The Orioles took notice of the lanky, 6'4'' lefty and drafted him in the 8th round of the 2004 draft. The organization shifted him to relief full-time and set him loose on the New York-Penn League. While it's not uncommon for college-trained pitchers to do well in the low minors, Haehnel was absolutely outstanding. He finished his first professional season with 16 saves, 61 strikeouts, 11 walks, and 1 homerun allowed in just 37.3 innings. If that wasn't enough, his sparkling 1.24 ERA secured his place on organizational depth charts.
Haehnel's second season was more of the same. He split his season between Low-A Delmarva and Hi-A Frederick, again dominating both levels. When all was said and done, he had collected 18 saves, 71 strikeouts, 20 walks, with 2 homeruns allowed across just over 68 innings. His combined ERA was just a tick over 2.00 and many believed he could be a part of the Orioles bullpen as soon as the end of 2006.
Haehnel began his age 24 season in the same place he ended his previous season at; pitching for the Frederick Keys. Only this time, he was in the starting rotation. The Orioles saw a pitcher that worked with an 87-90 MPH fastball and a polished changeup and decided to expand his role. The organization believed that the move would force him to work on his slider, which can get slurvy at times, and allow him to gain more experience through increased usage.
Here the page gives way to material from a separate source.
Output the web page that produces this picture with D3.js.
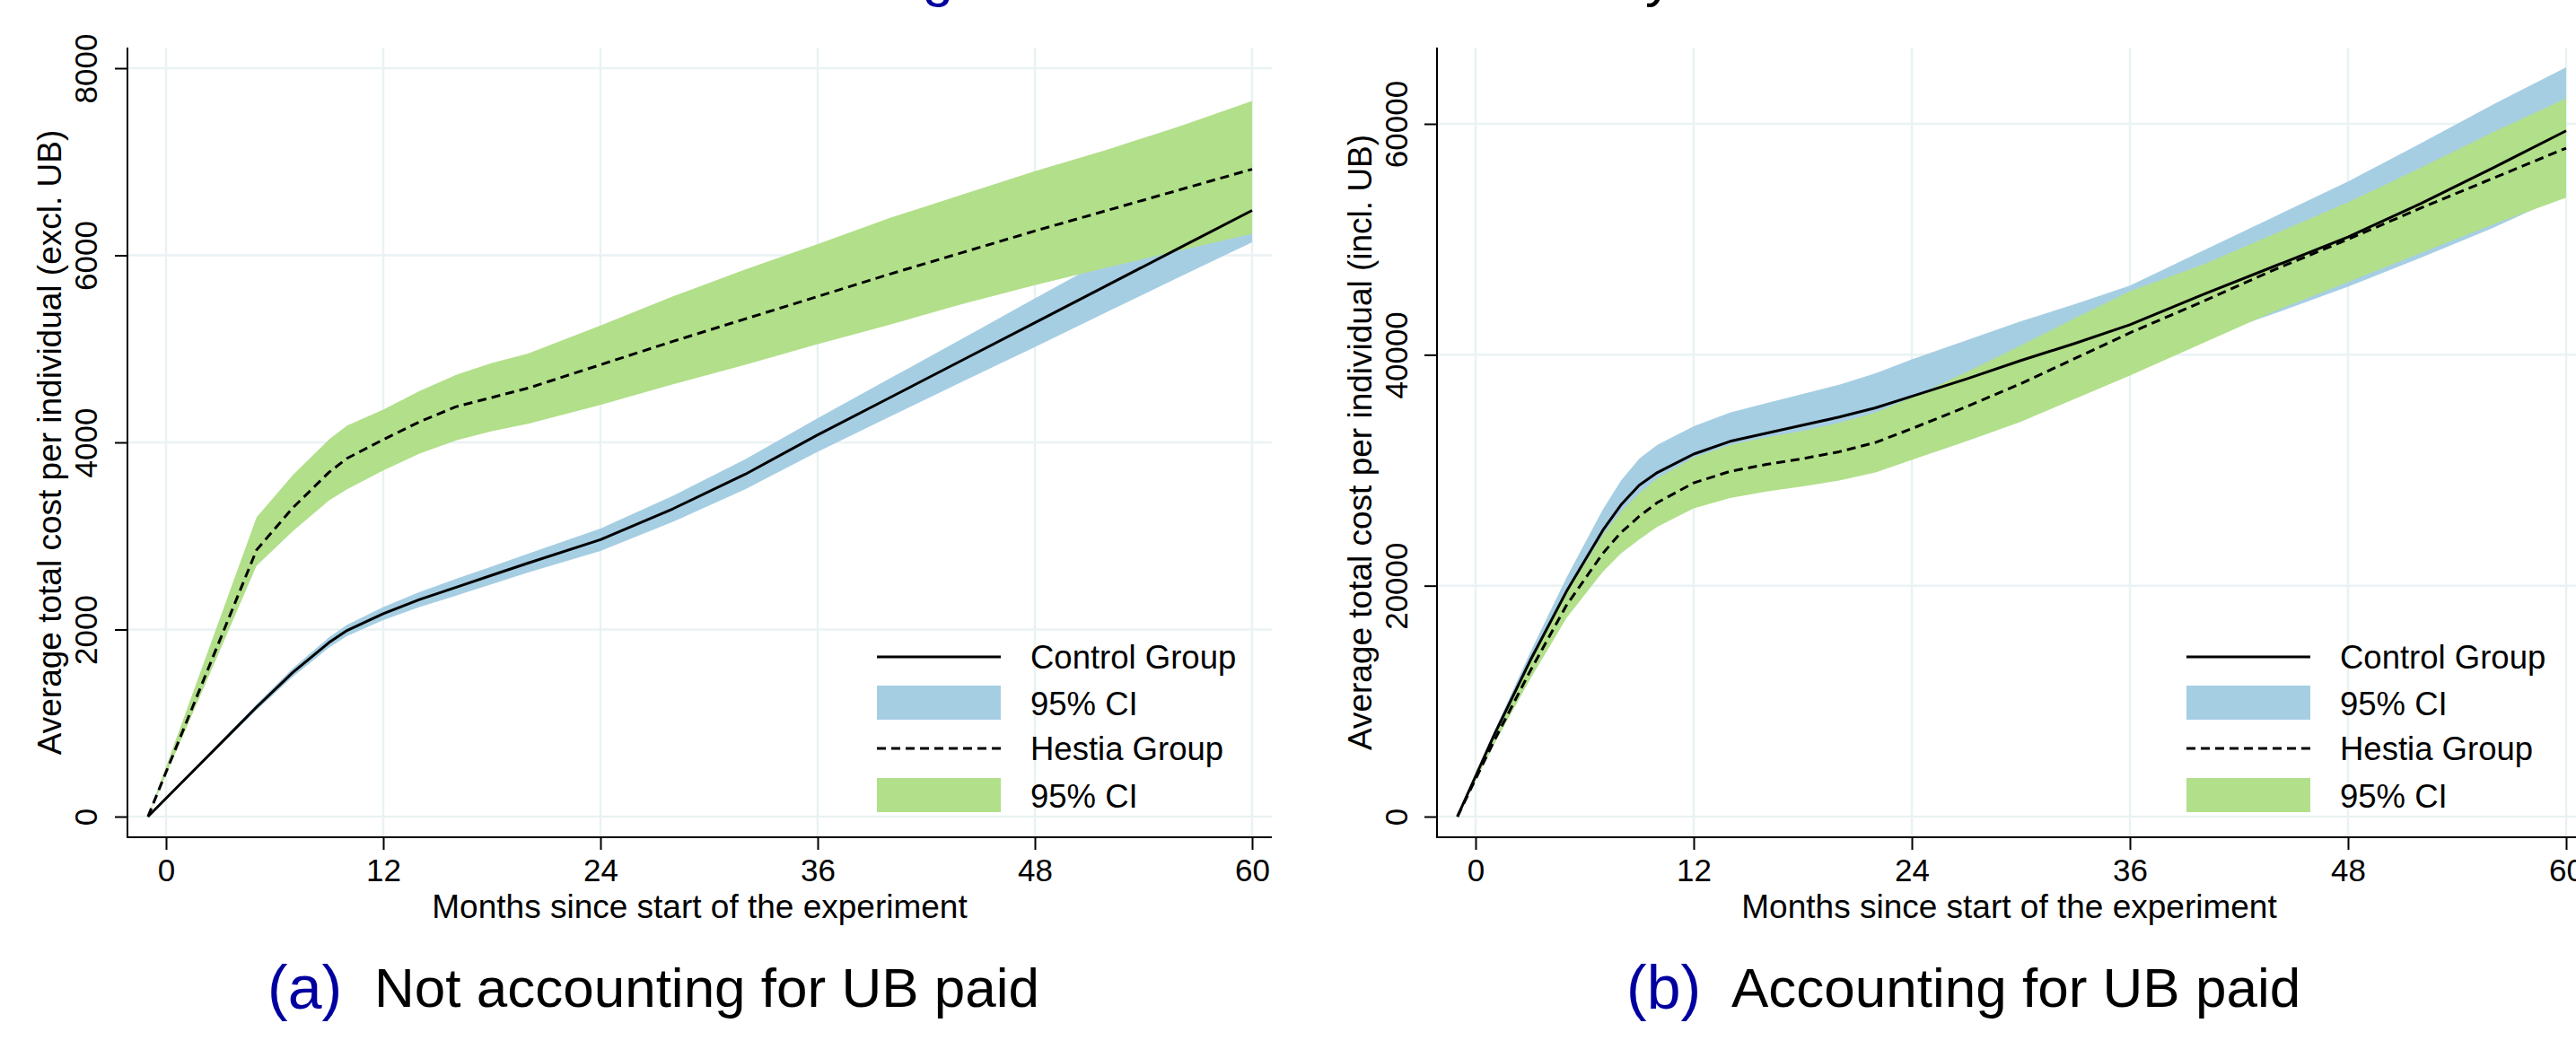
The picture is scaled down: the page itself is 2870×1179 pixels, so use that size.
<!DOCTYPE html>
<html>
<head>
<meta charset="utf-8">
<script src="https://cdn.jsdelivr.net/npm/d3@7"></script>
<style>
  html, body { margin: 0; padding: 0; background: #fff; }
  svg { display: block; }
</style>
</head>
<body>
<div id="chart"></div>
<script>
// shared
const monthTicks = [0, 12, 24, 36, 48, 60];
const legendLabels = ['Control Group', '95% CI', 'Hestia Group', '95% CI'];

// panel (a): not accounting for UB paid
const monthsA = [-1, 5, 7, 9, 10, 12, 14, 16, 18, 20, 24, 28, 32, 36, 40, 44, 48, 52, 56, 60];
const controlA = [0, 1170, 1540, 1860, 1990, 2170, 2320, 2450, 2580, 2710, 2960, 3290, 3660, 4080, 4480, 4880, 5280, 5680, 6080, 6480];
const controlLoA = [0, 1140, 1495, 1805, 1930, 2100, 2240, 2360, 2485, 2610, 2840, 3150, 3500, 3900, 4275, 4650, 5020, 5395, 5770, 6140];
const controlHiA = [0, 1200, 1585, 1915, 2050, 2240, 2400, 2540, 2675, 2810, 3080, 3430, 3820, 4260, 4685, 5110, 5540, 5965, 6390, 6820];
const hestiaA = [0, 2850, 3300, 3680, 3830, 4030, 4220, 4380, 4480, 4580, 4830, 5080, 5320, 5560, 5800, 6030, 6260, 6480, 6700, 6920];
const hestiaLoA = [0, 2680, 3050, 3380, 3500, 3700, 3880, 4020, 4120, 4200, 4400, 4620, 4830, 5050, 5260, 5480, 5680, 5870, 6050, 6230];
const hestiaHiA = [0, 3200, 3650, 4030, 4180, 4350, 4550, 4720, 4850, 4950, 5250, 5560, 5850, 6120, 6400, 6650, 6900, 7130, 7380, 7650];
const yTicksA = [0, 2000, 4000, 6000, 8000];

// panel (b): accounting for UB paid
const monthsB = [-1, 1, 3, 5, 7, 8, 9, 10, 12, 14, 16, 18, 20, 22, 24, 27, 30, 33, 36, 40, 44, 48, 52, 56, 60];
const controlB = [0, 7000, 13500, 19500, 24800, 27000, 28700, 29800, 31400, 32500, 33200, 33900, 34600, 35400, 36400, 37900, 39500, 41000, 42600, 45200, 47700, 50200, 53100, 56200, 59400];
const controlLoB = [0, 6700, 12800, 18300, 23000, 24900, 26400, 27400, 29000, 30000, 30600, 31200, 31800, 32400, 33200, 34550, 36000, 37400, 38900, 41400, 43600, 45900, 48400, 51000, 53900];
const controlHiB = [0, 7300, 14200, 20700, 26600, 29100, 31000, 32200, 33800, 35000, 35800, 36600, 37400, 38400, 39600, 41250, 42900, 44400, 46000, 49000, 52000, 55000, 58300, 61700, 64900];
const hestiaB = [0, 6500, 12600, 18300, 22800, 24600, 26000, 27200, 28900, 29900, 30500, 31000, 31600, 32400, 33600, 35500, 37500, 39700, 41900, 44600, 47400, 50000, 52700, 55300, 57900];
const hestiaLoB = [0, 6200, 11900, 17200, 21200, 22800, 24000, 25100, 26700, 27600, 28150, 28600, 29100, 29800, 30900, 32500, 34200, 36200, 38200, 41000, 43800, 46300, 48800, 51300, 53600];
const hestiaHiB = [0, 6800, 13300, 19400, 24400, 26400, 28000, 29300, 31100, 32200, 32850, 33400, 34100, 35000, 36300, 38500, 40800, 43200, 45500, 47800, 50500, 53200, 56200, 59300, 62200];
const yTicksB = [0, 20000, 40000, 60000];

const W = 2870, H = 1179;
const FONT = "'Liberation Sans', Arial, sans-serif";
const gridColor = '#eaf2f3';
const blue = '#a6cee3', green = '#b2df8a';
const captionBlue = '#0000a0';
const plotTop = 53, axisY = 933;

const svg = d3.select('#chart').append('svg')
    .attr('width', W)
    .attr('height', H)
    .style('font-family', FONT);

svg.append('rect').attr('width', W).attr('height', H).attr('fill', '#fff');

function drawPanel(p) {
    const x = d3.scaleLinear().domain([0, 60]).range([p.x0, p.x60]);
    const y = d3.scaleLinear().domain([0, p.yTop]).range([910, p.yTopPos]);
    const g = svg.append('g');

    // gridlines
    g.selectAll('.vgrid').data(monthTicks).enter().append('line')
        .attr('x1', d => x(d)).attr('x2', d => x(d))
        .attr('y1', plotTop).attr('y2', axisY)
        .style('stroke', gridColor).style('stroke-width', 2.5);
    g.selectAll('.hgrid').data(p.yTicks).enter().append('line')
        .attr('x1', p.axisLeft).attr('x2', p.axisRight)
        .attr('y1', d => y(d)).attr('y2', d => y(d))
        .style('stroke', gridColor).style('stroke-width', 2.5);

    const rows = p.months.map((m, i) => ({
        m: m,
        c: p.control[i], cLo: p.controlLo[i], cHi: p.controlHi[i],
        h: p.hestia[i], hLo: p.hestiaLo[i], hHi: p.hestiaHi[i]
    }));

    const ciControl = d3.area().x(d => x(d.m)).y0(d => y(d.cLo)).y1(d => y(d.cHi));
    const ciHestia = d3.area().x(d => x(d.m)).y0(d => y(d.hLo)).y1(d => y(d.hHi));
    const lineControl = d3.line().x(d => x(d.m)).y(d => y(d.c));
    const lineHestia = d3.line().x(d => x(d.m)).y(d => y(d.h));

    g.append('path').attr('d', ciControl(rows)).style('fill', blue);
    g.append('path').attr('d', ciHestia(rows)).style('fill', green);
    g.append('path').attr('d', lineControl(rows))
        .style('fill', 'none').style('stroke', '#000').style('stroke-width', 3)
        .style('stroke-linejoin', 'round');
    g.append('path').attr('d', lineHestia(rows))
        .style('fill', 'none').style('stroke', '#000').style('stroke-width', 3)
        .style('stroke-linejoin', 'round')
        .style('stroke-dasharray', '10,6');

    // x axis
    const xAxis = g.append('g')
        .attr('transform', `translate(0,${axisY})`)
        .call(d3.axisBottom(x).tickValues(monthTicks).tickSize(14).tickPadding(10).tickSizeOuter(0));
    xAxis.select('.domain').remove();
    xAxis.selectAll('line').style('stroke', '#000').style('stroke-width', 2);
    xAxis.selectAll('text').attr('font-family', FONT).attr('font-size', 35).attr('fill', '#000');
    g.append('line')
        .attr('x1', p.axisLeft - 1).attr('x2', p.axisRight)
        .attr('y1', axisY).attr('y2', axisY)
        .style('stroke', '#000').style('stroke-width', 2);

    // y axis
    const yAxis = g.append('g')
        .attr('transform', `translate(${p.axisLeft},0)`)
        .call(d3.axisLeft(y).tickValues(p.yTicks).tickSize(14).tickSizeOuter(0).tickFormat(d3.format('d')));
    yAxis.select('.domain').remove();
    yAxis.selectAll('line').style('stroke', '#000').style('stroke-width', 2);
    yAxis.selectAll('text')
        .attr('font-family', FONT).attr('font-size', 35).attr('fill', '#000')
        .attr('transform', 'rotate(-90)')
        .attr('x', 0).attr('y', -p.tickLabelGap).attr('dy', 0)
        .style('text-anchor', 'middle');
    g.append('line')
        .attr('x1', p.axisLeft).attr('x2', p.axisLeft)
        .attr('y1', plotTop).attr('y2', axisY + 1)
        .style('stroke', '#000').style('stroke-width', 2);

    // axis titles
    g.append('text')
        .attr('transform', `translate(${p.yTitleX},493) rotate(-90)`)
        .style('text-anchor', 'middle').attr('font-size', 37)
        .text(p.yTitle);
    g.append('text')
        .attr('x', (p.axisLeft + p.axisRight) / 2).attr('y', 1023)
        .style('text-anchor', 'middle').attr('font-size', 37)
        .text('Months since start of the experiment');

    // legend
    const lx = p.axisRight - 440;
    const leg = g.append('g');
    leg.append('line').attr('x1', lx).attr('x2', lx + 138).attr('y1', 732).attr('y2', 732)
        .style('stroke', '#000').style('stroke-width', 3);
    leg.append('rect').attr('x', lx).attr('y', 764).attr('width', 138).attr('height', 38).style('fill', blue);
    leg.append('line').attr('x1', lx).attr('x2', lx + 138).attr('y1', 834).attr('y2', 834)
        .style('stroke', '#000').style('stroke-width', 3).style('stroke-dasharray', '10,6');
    leg.append('rect').attr('x', lx).attr('y', 867).attr('width', 138).attr('height', 38).style('fill', green);
    leg.selectAll('text').data(legendLabels).enter().append('text')
        .attr('x', lx + 171)
        .attr('y', (d, i) => [745, 797, 847, 900][i])
        .attr('font-size', 36.5)
        .text(d => d);

    // sub caption
    g.append('text').attr('x', p.capLabelX).attr('y', 1124).attr('font-size', 68)
        .attr('fill', captionBlue).text(p.capLabel);
    g.append('text').attr('x', p.capTextX).attr('y', 1122).attr('font-size', 62)
        .attr('fill', '#000').text(p.capText);
}

drawPanel({
    months: monthsA, control: controlA, controlLo: controlLoA, controlHi: controlHiA,
    hestia: hestiaA, hestiaLo: hestiaLoA, hestiaHi: hestiaHiA,
    yTicks: yTicksA, yTop: 8000, yTopPos: 76,
    x0: 185, x60: 1395, axisLeft: 142, axisRight: 1417,
    tickLabelGap: 34, yTitleX: 68,
    yTitle: 'Average total cost per individual (excl. UB)',
    capLabelX: 298, capTextX: 417, capLabel: '(a)', capText: 'Not accounting for UB paid'
});

drawPanel({
    months: monthsB, control: controlB, controlLo: controlLoB, controlHi: controlHiB,
    hestia: hestiaB, hestiaLo: hestiaLoB, hestiaHi: hestiaHiB,
    yTicks: yTicksB, yTop: 60000, yTopPos: 138,
    x0: 1644, x60: 2859, axisLeft: 1601, axisRight: 2876,
    tickLabelGap: 33, yTitleX: 1528,
    yTitle: 'Average total cost per individual (incl. UB)',
    capLabelX: 1812, capTextX: 1929, capLabel: '(b)', capText: 'Accounting for UB paid'
});

// figure caption above, mostly outside the frame
svg.append('text').attr('x', 976).attr('y', -5).attr('font-size', 62)
    .attr('fill', captionBlue).text('Figure 5:');
svg.append('text').attr('x', 1864).attr('y', -5).attr('font-size', 62)
    .style('text-anchor', 'end').text('Cumulative costs by');
</script>
</body>
</html>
To put it kindly, the move did not go well. His strikeout rate plummeted to 6.66 per nine innings pitched and his walk rate nearly matched it at over 5 per game. And while Haehnel has always had flyball tendencies, he was unable to keep them from leaving the ballpark at an above average rate for the first time in his career, allowing 17 in 115 innings.
All is not lost, however. The effects of switching from relieving to starting (or vice versa) can be drastically different depending on the individual. Frederick Pitching Coach Blaine Beatty explained to ITW, "There was a period in there where he was struggling and I thought it was starting to get to him, but he's obviously persevered. I think we've conveyed to him that the numbers are not as important as him developing his stuff and I think he's relaxed and let himself go."
In retrospect, it's easy to see that turning David Haehnel into a starter, for whatever reason, was a bad idea. But that doesn't mean he can't come back with a strong season next year. He'll just have to do it in the bullpen. Blaine Beatty put it best when asked if he saw starting as Haehnel's long-term role; "No I don't," he said without hesitation, "but I think it's shown him how to get in a rhythm, how to use his secondary stuff and how to set up hitters."
David Haehnel will have to exhibit all of those traits from the start of 2007. Entering his age 25 season, another bad season could bury him in an organization fast becoming known for its pitching depth.